Bölgemiz turizm bölgesi olduğu kadar aynı zamanda tarım bölgesidir. Sözkonusu alanlarda yapılacak sondaj çalışmaları, zehirli gazların atmosfere salınımına, zehirli kimyasallar içeren akışkanların toprağa, derelerimize, yer altı sularımıza ve denizlerimize karışmasına neden olacaktır.
Tüm bunlar hiç kuşkusuz ki yılda ortalama 1.5 milyon yerli ve yabancı turist ağırlayan bölgemizdeki turizm faaliyetlerine darbe vuracaktır. Üst üste yaşanan krizler ve son olarak Covid-19 virüsü salgını nedeniyle zor günler geçiren turizmci üyelerimizi ve sektör paydaşlarımız gelişmelerden endişe duymaktadırlar.

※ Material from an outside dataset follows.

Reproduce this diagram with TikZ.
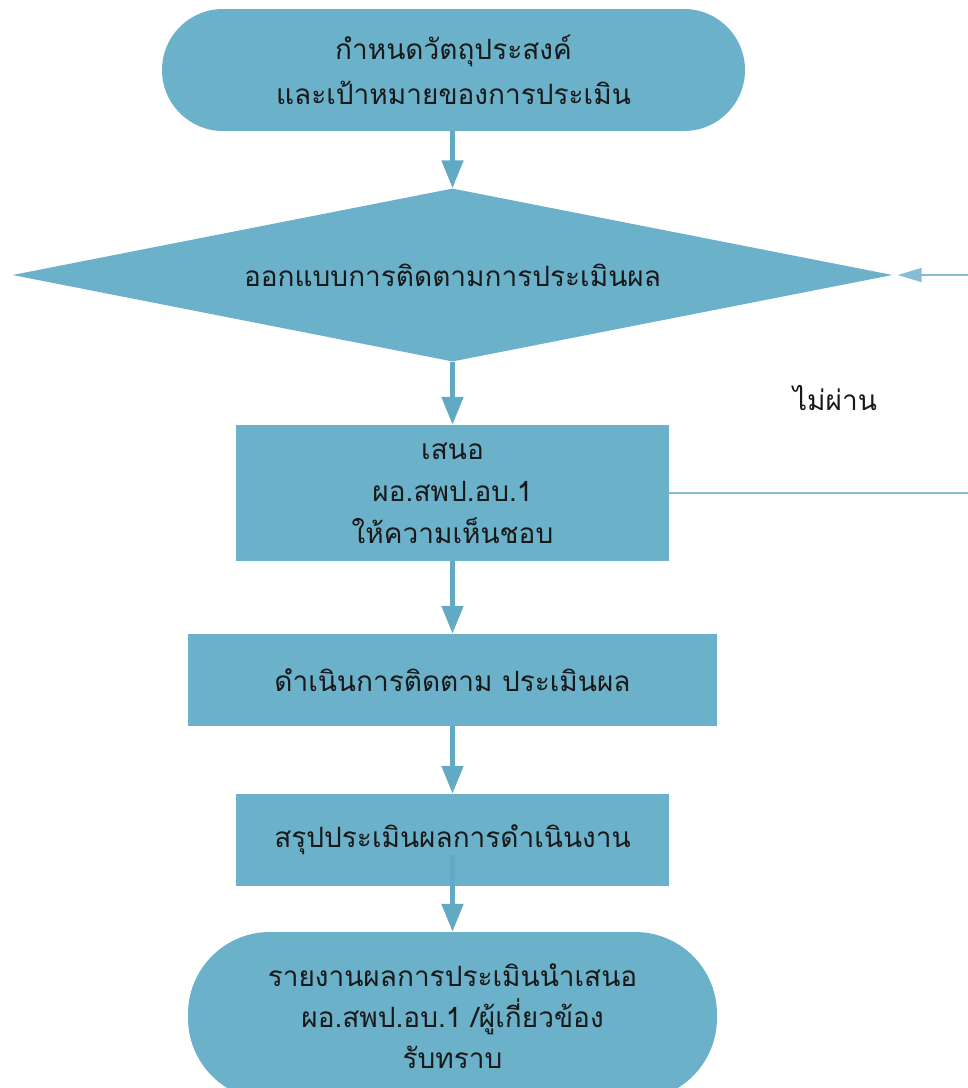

Bu gelişmelerin Ülkemiz ekonomisine her yıl ciddi döviz girdisi sağlayan bölgemizde telafisi imkansız hasarlara neden olacağı aşikardır. Turizm cenneti olan Ölüdeniz ve Kayaköy’ün tahribatının önlenmesi için acilen yanlıştan dönülmelidir.
Fethiye Ticaret ve Sanayi Odası olarak, Sondaj Yöntemi ile Jeotermal Kaynaklar Arama Faaliyeti olarak ihale edilen söz konusu işin, ihaleyi alan firmaya Enerji ve Tabii Kaynaklar Bakanlığı’nca verilmiş olan izin ve ruhsatların iptal edilerek, ÇED sürecinin durdurulması, kısacası bölgemiz doğasını, kültürel hazinesini ve turizmini baltalayacak olan projeden acilen vazgeçilmesi çağrısında bulunuyoruz.”